LA VIE DES FAUVES
★★★ Les Derniers Guépards, de Patrick Reumaux, Gallimard, 151 p., 18 €.
On dit que les aristocrates en Sicile passent leur temps à ne rien faire. Des gens vides, des « tabernacles sans sacrement », selon une expression locale. Ce n’est pas exact. Prenez Giuseppe Tomasi, mieux connu comme prince de Lampedusa, Alexandra, dite Licy, son épouse devant Dieu, et son cousin Lucio.

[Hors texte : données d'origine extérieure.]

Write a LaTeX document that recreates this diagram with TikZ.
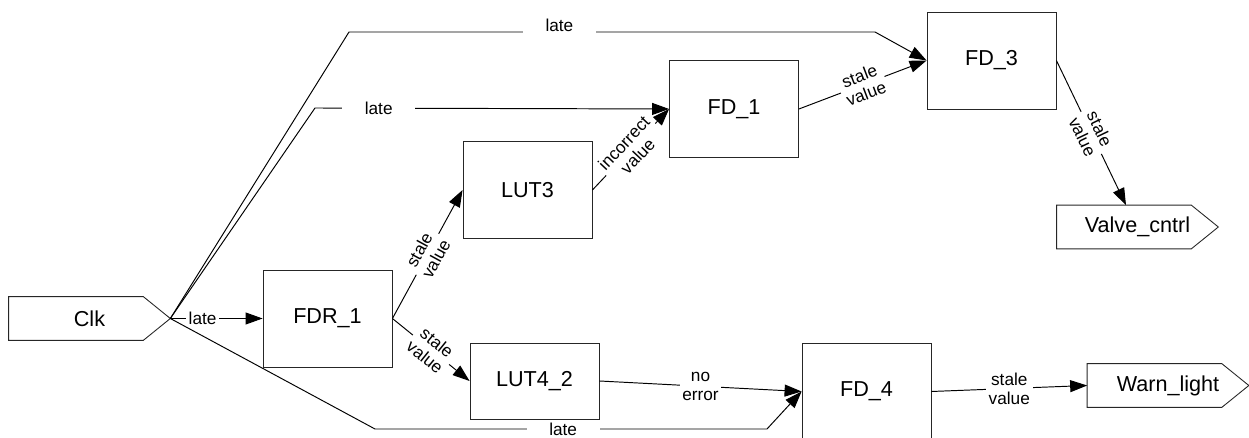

Le premier, on le sait, a écrit un roman culte, Le Guépard, offrant à Visconti l’occasion d’un chefd’oeuvre et à Delon son grand rôle ; la deuxième, formée à l’institut psychanalytique de Berlin, passa sa vie à soulager les névroses en tous genres, tandis que Lucio Piccolo, grand poète de son état, n’eut de cesse de « cueillir la muse au vol » quand il ne traquait pas les ectoplasmes et les gnomes dans les innombrables pièces de sa villa donnant sur la mer Tyrrhénienne. Le Baron magique, selon ses contemporains, aujourd’hui oublié, du moins de Wikipédia. Une injustice que Patrick Reumaux, amateur de raretés, corrige dans un savoureux récit qu’on ne saurait trop conseiller en cette période morose. Des ruelles de Syracuse, où l’espace d’un éclair, les siècles passent, aux palais palermitains, entre fous d’excellente compagnie, on y fera provision d’une denrée rare : la fantaisie.